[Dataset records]
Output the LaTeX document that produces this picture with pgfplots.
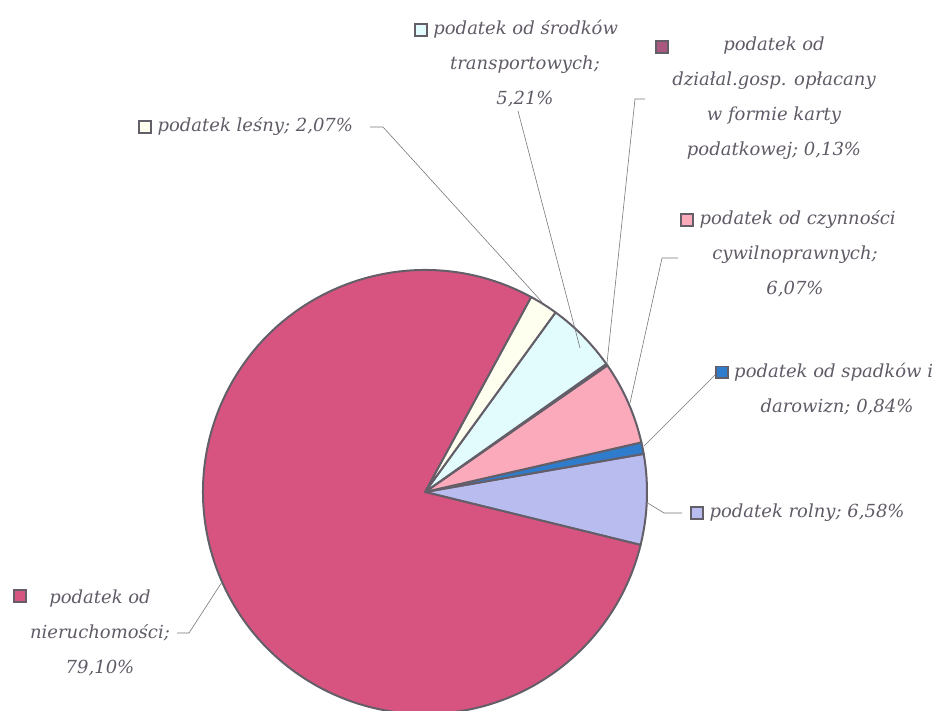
\documentclass[border=0pt]{standalone}
\usepackage{fontspec}
\setmainfont{DejaVu Serif}
\usepackage{pgfplots}
\pgfplotsset{compat=1.18}
\usepackage{pgfplotstable}
\definecolor{cnier}{RGB}{216,84,128}
\definecolor{clesny}{RGB}{255,255,240}
\definecolor{ctrans}{RGB}{226,251,252}
\definecolor{ckarta}{RGB}{170,88,128}
\definecolor{cczyn}{RGB}{250,170,186}
\definecolor{cspadki}{RGB}{48,124,204}
\definecolor{crolny}{RGB}{184,188,238}
\definecolor{edgegray}{RGB}{100,94,104}
\definecolor{txt}{RGB}{96,90,102}
\definecolor{leader}{RGB}{120,120,120}
\pgfplotstableread{
value col
6.58 crolny
0.84 cspadki
6.07 cczyn
0.13 ckarta
5.21 ctrans
2.07 clesny
79.10 cnier
}\piedata
\newcommand{\mk}[1]{{\setlength{\fboxsep}{0pt}\setlength{\fboxrule}{1.8pt}\fcolorbox{edgegray}{#1}{\rule{0pt}{10pt}\rule{10pt}{0pt}}}}
\begin{document}
\begin{tikzpicture}
\begin{axis}[
  scale only axis, width=936pt, height=711pt,
  xmin=0, xmax=936, ymin=0, ymax=711,
  hide axis, clip=false,
]
\xdef\pieangle{-13.8}
\pgfplotsinvokeforeach{0,...,6}{
  \pgfplotstablegetelem{#1}{value}\of\piedata \let\v\pgfplotsretval
  \pgfplotstablegetelem{#1}{col}\of\piedata \let\c\pgfplotsretval
  \pgfmathsetmacro\e{\pieangle+3.6*\v}
  \edef\tmp{\noexpand\filldraw[fill=\c, draw=edgegray, line width=2pt, line join=round] (axis cs:425,219) -- ++(\pieangle:222pt) arc[start angle=\pieangle, end angle=\e, radius=222pt] -- cycle;}
  \tmp
  \xdef\pieangle{\e}
}
% leader lines
\addplot[leader, line width=0.6pt] coordinates {(370,584) (383,584) (542,409)};
\addplot[leader, line width=0.6pt] coordinates {(518,600) (580,363)};
\addplot[leader, line width=0.6pt] coordinates {(645,612) (635,612) (607,348)};
\addplot[leader, line width=0.6pt] coordinates {(678,453) (662,453) (630,308)};
\addplot[leader, line width=0.6pt] coordinates {(716,337) (644,265)};
\addplot[leader, line width=0.6pt] coordinates {(646,209) (664,198) (682,198)};
\addplot[leader, line width=0.6pt] coordinates {(177,78) (189,78) (222,129)};
% labels
\begin{scope}[every node/.style={font=\fontsize{18}{35}\selectfont\itshape, text=txt, align=center, inner sep=0pt}]
\node[anchor=west] at (axis cs:138,584) {\mk{clesny} podatek leśny; 2,07\%};
\node at (axis cs:516,647) {\mk{ctrans} podatek od środków\\ \hspace*{18pt}transportowych;\\ \hspace*{18pt}5,21\%};
\node at (axis cs:662,664) {\mk{ckarta}};
\node at (axis cs:774,613) {podatek od\\ działal.gosp. opłacany\\ w formie karty\\ podatkowej; 0,13\%};
\node at (axis cs:788,457) {\mk{cczyn} podatek od czynności\\ \hspace*{14pt}cywilnoprawnych;\\ \hspace*{14pt}6,07\%};
\node at (axis cs:824,322) {\mk{cspadki} podatek od spadków i\\ \hspace*{26pt}darowizn; 0,84\%};
\node[anchor=west] at (axis cs:690,198) {\mk{crolny} podatek rolny; 6,58\%};
\node at (axis cs:20,115) {\mk{cnier}};
\node at (axis cs:100,78) {podatek od\\ nieruchomości;\\ 79,10\%};
\end{scope}
\end{axis}
\pgfresetboundingbox
\path (0,0) rectangle (936pt,711pt);
\end{tikzpicture}
\end{document}
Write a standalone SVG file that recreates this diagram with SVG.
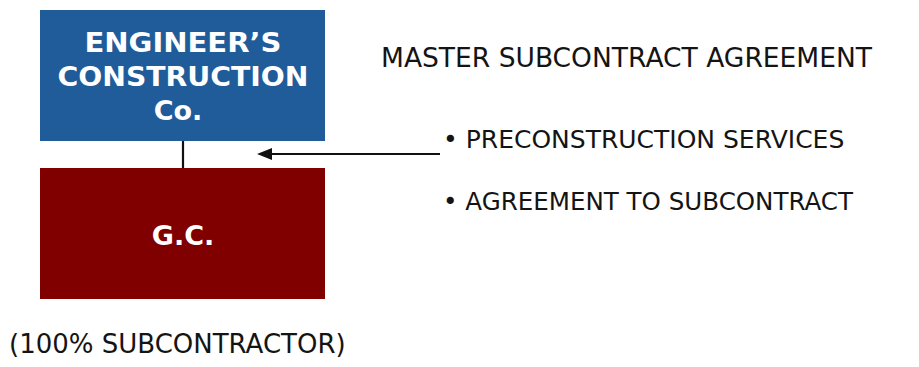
<svg xmlns="http://www.w3.org/2000/svg" width="919" height="367" viewBox="0 0 919 367">
<style>
.box-t{font-family:"DejaVu Sans",Verdana,sans-serif;font-weight:bold;fill:#ffffff;text-anchor:middle;font-size:27px}
.t{font-family:"DejaVu Sans",Verdana,sans-serif;fill:#141414;font-size:25px}
.conn{stroke:#111;stroke-width:2.2;fill:none}
.head{fill:#111}
</style>
<rect width="919" height="367" fill="#ffffff"/>
<g id="engineer">
<rect x="40" y="10" width="285" height="131" fill="#1f5c99"/>
<text class="box-t" x="183" y="52" textLength="197" lengthAdjust="spacingAndGlyphs">ENGINEER’S</text>
<text class="box-t" x="183" y="86" textLength="251" lengthAdjust="spacingAndGlyphs">CONSTRUCTION</text>
<text class="box-t" x="178" y="120">Co.</text>
</g>
<g id="gc">
<rect x="40" y="168" width="285" height="131" fill="#800000"/>
<text class="box-t" x="183" y="245">G.C.</text>
</g>
<g id="connectors">
<line class="conn" x1="183" y1="141" x2="183" y2="168"/>
<line class="conn" x1="440" y1="154" x2="268" y2="154"/>
<polygon class="head" points="257,154 272,148 272,160"/>
</g>
<g id="master">
<text class="t" x="381" y="67" style="font-size:26.5px" textLength="491" lengthAdjust="spacingAndGlyphs">MASTER SUBCONTRACT AGREEMENT</text>
</g>
<g id="bullets">
<text class="t" x="443" y="148">• PRECONSTRUCTION SERVICES</text>
<text class="t" x="443" y="210" textLength="410" lengthAdjust="spacingAndGlyphs">• AGREEMENT TO SUBCONTRACT</text>
</g>
<g id="note">
<text class="t" x="9" y="353" style="font-size:26px">(100% SUBCONTRACTOR)</text>
</g>
</svg>
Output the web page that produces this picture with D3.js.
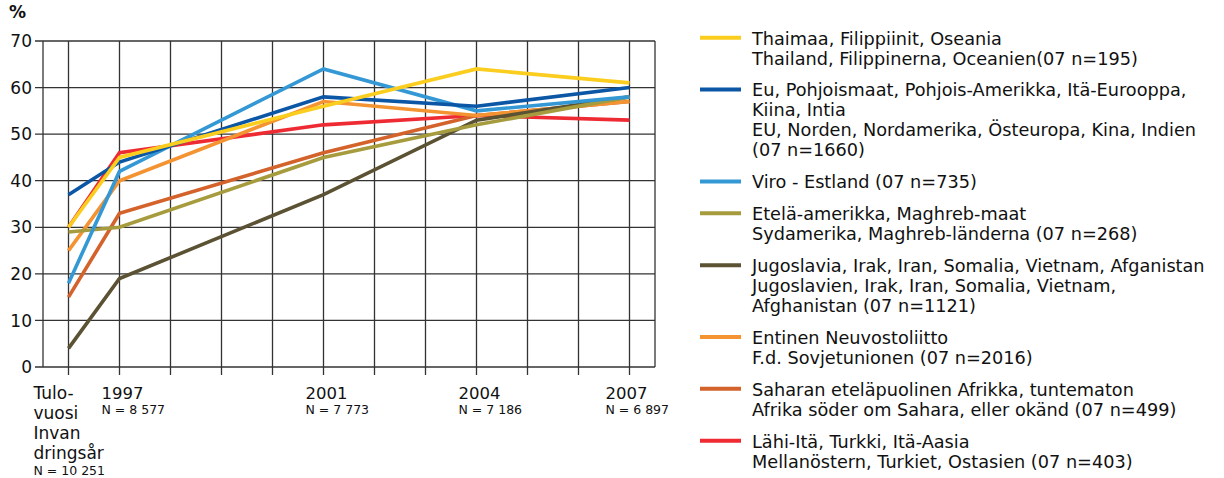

→ Short task: Can you repeat every record above exactly, apart from the pictures?

→ Expected answer:
Output the LaTeX document that produces this picture with pgfplots.
\documentclass[border=0pt]{standalone}
\usepackage{fontspec}
\setmainfont{DejaVu Serif}
\usepackage{pgfplots}
\pgfplotsset{compat=1.18}
\usepackage{pgfplotstable}
\definecolor{cnier}{RGB}{216,84,128}
\definecolor{clesny}{RGB}{255,255,240}
\definecolor{ctrans}{RGB}{226,251,252}
\definecolor{ckarta}{RGB}{170,88,128}
\definecolor{cczyn}{RGB}{250,170,186}
\definecolor{cspadki}{RGB}{48,124,204}
\definecolor{crolny}{RGB}{184,188,238}
\definecolor{edgegray}{RGB}{100,94,104}
\definecolor{txt}{RGB}{96,90,102}
\definecolor{leader}{RGB}{120,120,120}
\pgfplotstableread{
value col
6.58 crolny
0.84 cspadki
6.07 cczyn
0.13 ckarta
5.21 ctrans
2.07 clesny
79.10 cnier
}\piedata
\newcommand{\mk}[1]{{\setlength{\fboxsep}{0pt}\setlength{\fboxrule}{1.8pt}\fcolorbox{edgegray}{#1}{\rule{0pt}{10pt}\rule{10pt}{0pt}}}}
\begin{document}
\begin{tikzpicture}
\begin{axis}[
  scale only axis, width=936pt, height=711pt,
  xmin=0, xmax=936, ymin=0, ymax=711,
  hide axis, clip=false,
]
\xdef\pieangle{-13.8}
\pgfplotsinvokeforeach{0,...,6}{
  \pgfplotstablegetelem{#1}{value}\of\piedata \let\v\pgfplotsretval
  \pgfplotstablegetelem{#1}{col}\of\piedata \let\c\pgfplotsretval
  \pgfmathsetmacro\e{\pieangle+3.6*\v}
  \edef\tmp{\noexpand\filldraw[fill=\c, draw=edgegray, line width=2pt, line join=round] (axis cs:425,219) -- ++(\pieangle:222pt) arc[start angle=\pieangle, end angle=\e, radius=222pt] -- cycle;}
  \tmp
  \xdef\pieangle{\e}
}
% leader lines
\addplot[leader, line width=0.6pt] coordinates {(370,584) (383,584) (542,409)};
\addplot[leader, line width=0.6pt] coordinates {(518,600) (580,363)};
\addplot[leader, line width=0.6pt] coordinates {(645,612) (635,612) (607,348)};
\addplot[leader, line width=0.6pt] coordinates {(678,453) (662,453) (630,308)};
\addplot[leader, line width=0.6pt] coordinates {(716,337) (644,265)};
\addplot[leader, line width=0.6pt] coordinates {(646,209) (664,198) (682,198)};
\addplot[leader, line width=0.6pt] coordinates {(177,78) (189,78) (222,129)};
% labels
\begin{scope}[every node/.style={font=\fontsize{18}{35}\selectfont\itshape, text=txt, align=center, inner sep=0pt}]
\node[anchor=west] at (axis cs:138,584) {\mk{clesny} podatek leśny; 2,07\%};
\node at (axis cs:516,647) {\mk{ctrans} podatek od środków\\ \hspace*{18pt}transportowych;\\ \hspace*{18pt}5,21\%};
\node at (axis cs:662,664) {\mk{ckarta}};
\node at (axis cs:774,613) {podatek od\\ działal.gosp. opłacany\\ w formie karty\\ podatkowej; 0,13\%};
\node at (axis cs:788,457) {\mk{cczyn} podatek od czynności\\ \hspace*{14pt}cywilnoprawnych;\\ \hspace*{14pt}6,07\%};
\node at (axis cs:824,322) {\mk{cspadki} podatek od spadków i\\ \hspace*{26pt}darowizn; 0,84\%};
\node[anchor=west] at (axis cs:690,198) {\mk{crolny} podatek rolny; 6,58\%};
\node at (axis cs:20,115) {\mk{cnier}};
\node at (axis cs:100,78) {podatek od\\ nieruchomości;\\ 79,10\%};
\end{scope}
\end{axis}
\pgfresetboundingbox
\path (0,0) rectangle (936pt,711pt);
\end{tikzpicture}
\end{document}
Write a standalone SVG file that recreates this diagram with SVG.
<svg xmlns="http://www.w3.org/2000/svg" width="919" height="367" viewBox="0 0 919 367">
<style>
.box-t{font-family:"DejaVu Sans",Verdana,sans-serif;font-weight:bold;fill:#ffffff;text-anchor:middle;font-size:27px}
.t{font-family:"DejaVu Sans",Verdana,sans-serif;fill:#141414;font-size:25px}
.conn{stroke:#111;stroke-width:2.2;fill:none}
.head{fill:#111}
</style>
<rect width="919" height="367" fill="#ffffff"/>
<g id="engineer">
<rect x="40" y="10" width="285" height="131" fill="#1f5c99"/>
<text class="box-t" x="183" y="52" textLength="197" lengthAdjust="spacingAndGlyphs">ENGINEER’S</text>
<text class="box-t" x="183" y="86" textLength="251" lengthAdjust="spacingAndGlyphs">CONSTRUCTION</text>
<text class="box-t" x="178" y="120">Co.</text>
</g>
<g id="gc">
<rect x="40" y="168" width="285" height="131" fill="#800000"/>
<text class="box-t" x="183" y="245">G.C.</text>
</g>
<g id="connectors">
<line class="conn" x1="183" y1="141" x2="183" y2="168"/>
<line class="conn" x1="440" y1="154" x2="268" y2="154"/>
<polygon class="head" points="257,154 272,148 272,160"/>
</g>
<g id="master">
<text class="t" x="381" y="67" style="font-size:26.5px" textLength="491" lengthAdjust="spacingAndGlyphs">MASTER SUBCONTRACT AGREEMENT</text>
</g>
<g id="bullets">
<text class="t" x="443" y="148">• PRECONSTRUCTION SERVICES</text>
<text class="t" x="443" y="210" textLength="410" lengthAdjust="spacingAndGlyphs">• AGREEMENT TO SUBCONTRACT</text>
</g>
<g id="note">
<text class="t" x="9" y="353" style="font-size:26px">(100% SUBCONTRACTOR)</text>
</g>
</svg>
Output the web page that produces this picture with D3.js.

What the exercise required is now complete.